** Begin **
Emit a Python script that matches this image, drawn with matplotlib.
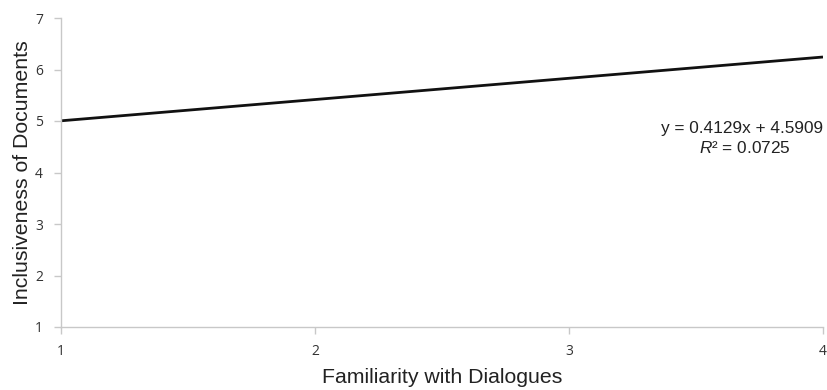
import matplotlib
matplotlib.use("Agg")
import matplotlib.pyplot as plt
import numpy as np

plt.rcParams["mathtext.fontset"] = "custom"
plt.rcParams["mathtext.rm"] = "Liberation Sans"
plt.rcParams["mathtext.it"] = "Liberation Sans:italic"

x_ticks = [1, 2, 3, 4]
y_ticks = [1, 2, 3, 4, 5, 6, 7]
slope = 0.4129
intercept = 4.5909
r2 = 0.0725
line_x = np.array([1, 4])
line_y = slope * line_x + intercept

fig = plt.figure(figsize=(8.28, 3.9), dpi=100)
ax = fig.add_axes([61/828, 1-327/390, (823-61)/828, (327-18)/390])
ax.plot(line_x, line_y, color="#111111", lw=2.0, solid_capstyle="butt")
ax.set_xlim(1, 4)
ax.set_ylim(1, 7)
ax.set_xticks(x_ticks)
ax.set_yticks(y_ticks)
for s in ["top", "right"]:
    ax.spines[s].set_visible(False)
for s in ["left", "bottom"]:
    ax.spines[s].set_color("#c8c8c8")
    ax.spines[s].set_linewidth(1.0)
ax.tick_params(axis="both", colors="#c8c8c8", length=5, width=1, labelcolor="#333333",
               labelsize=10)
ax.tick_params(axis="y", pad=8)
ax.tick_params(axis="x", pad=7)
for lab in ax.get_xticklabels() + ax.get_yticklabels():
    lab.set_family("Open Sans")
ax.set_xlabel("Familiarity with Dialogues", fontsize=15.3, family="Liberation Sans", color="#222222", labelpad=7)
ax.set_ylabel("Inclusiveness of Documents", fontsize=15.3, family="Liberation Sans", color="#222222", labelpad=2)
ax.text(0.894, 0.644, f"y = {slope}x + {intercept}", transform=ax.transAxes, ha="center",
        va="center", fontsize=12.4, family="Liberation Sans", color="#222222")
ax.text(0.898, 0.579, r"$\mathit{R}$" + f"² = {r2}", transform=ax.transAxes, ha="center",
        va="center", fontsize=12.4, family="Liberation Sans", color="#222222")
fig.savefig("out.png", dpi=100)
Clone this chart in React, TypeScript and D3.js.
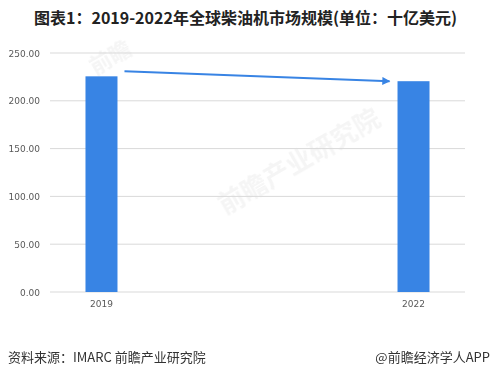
** End **
** Begin **
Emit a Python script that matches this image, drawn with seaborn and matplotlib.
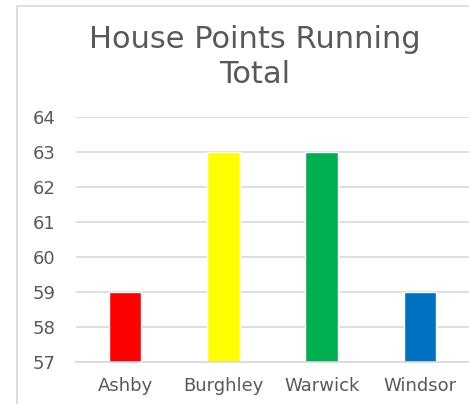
** End **
• Exercise:
Each line in the listing above that contains "image" should be copied.

• Completed task:
Emit a Python script that matches this image, drawn with matplotlib.
Emit a Python script that matches this image, drawn with seaborn and matplotlib.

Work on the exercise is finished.